The council’s budget for the current fiscal year totals $1.682 million; $355,000 of that goes out in grants to arts organizations in the city.

The nearly 100 grants range from $1,350 to the Off Broadway Theatre and $2,000 to each of five elementary schools for artist-in-residence programs on the lower end, to $7,250 to Ririe-Woodbury Dance Company, $8,100 to Brazilian dance company Samba Fogo, and $9,500 to the Heart & Soul music festival in Sugar House on the upper end.

The gap analysis may change how the council spends its money, perhaps sending it in new directions, but Potter said she does not foresee changes to the council’s goals.

“There might be tweaks to the way that we support the arts community and the programming that we do,” she said. “We might see new opportunities that we could be more involved in. But, overall, we are there as a support to our amazing arts community.”

The gap study will also look at the way the council itself is structured — it is both part of the city’s Economic Development department and a 501(c)(3) nonprofit organization; the board acts in both an advisory role to the city and as the board of the nonprofit.

“It’s not a completely unique arrangement, but it is rare,” Potter said. The goal is to learn how other cities “do what they do successfully” and “learn from the those comparisons,” Ellis said.

According to Summers, the review will focus on more than just art. She said Biskupski “very purposely” placed the council in the Department of Economic Development.

“The mayor has always been aware of what a huge economic driver the arts are," Summers said, “and she wants to continue to see arts and culture play that kind of a role in the growth of our city.”

Declaring Arts Days in Salt Lake City in June 2017, Biskupski noted an Americans for the Arts study that showed “over $306 million is generated by the city’s nonprofit arts and culture sector” — including providing “over 10,000 jobs” and acting as an “important factor” in why businesses locate and expand in the city.

At the Arts Council, all that is seen as a fortunate byproduct.

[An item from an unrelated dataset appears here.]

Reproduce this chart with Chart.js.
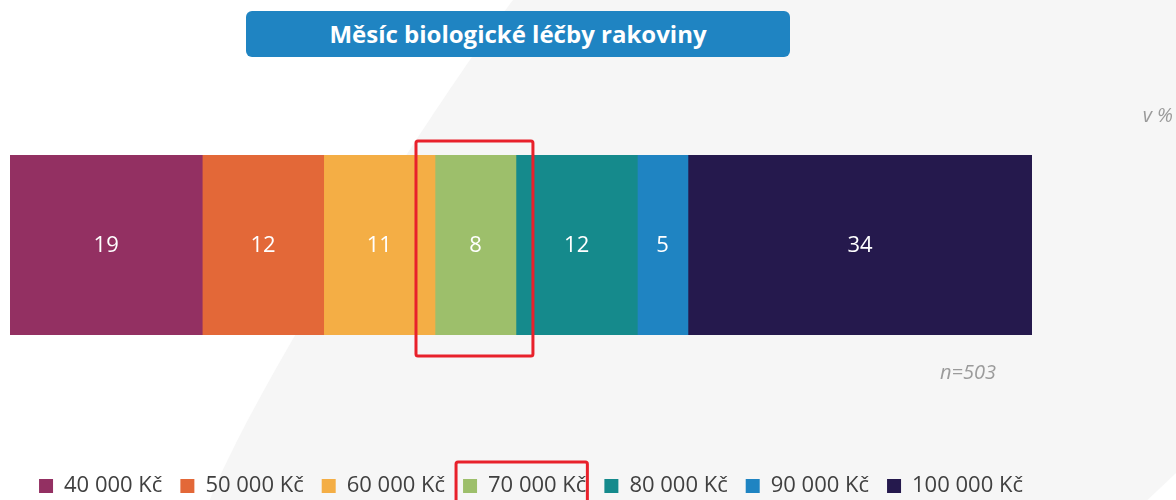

“We’re art for art’s sake, and that’s very important to us,” Ellis said, “but we also understand the opportunities for economic development. If there are opportunities to align some of that, great.”

The plan is to have the gap study completed by the end of 2018, Potter said.

It will draw mostly on data already collected. “We have a lot of master plans that have been adopted over the last decade,” Summers said, “and as part of many of them, there are little snippets about what community would like to see in terms of arts and culture throughout the city.”

According to Potter, the study will include “some additional roundtable discussions … that will involve the arts community. It won’t be simply someone sitting at a desk and reviewing files.”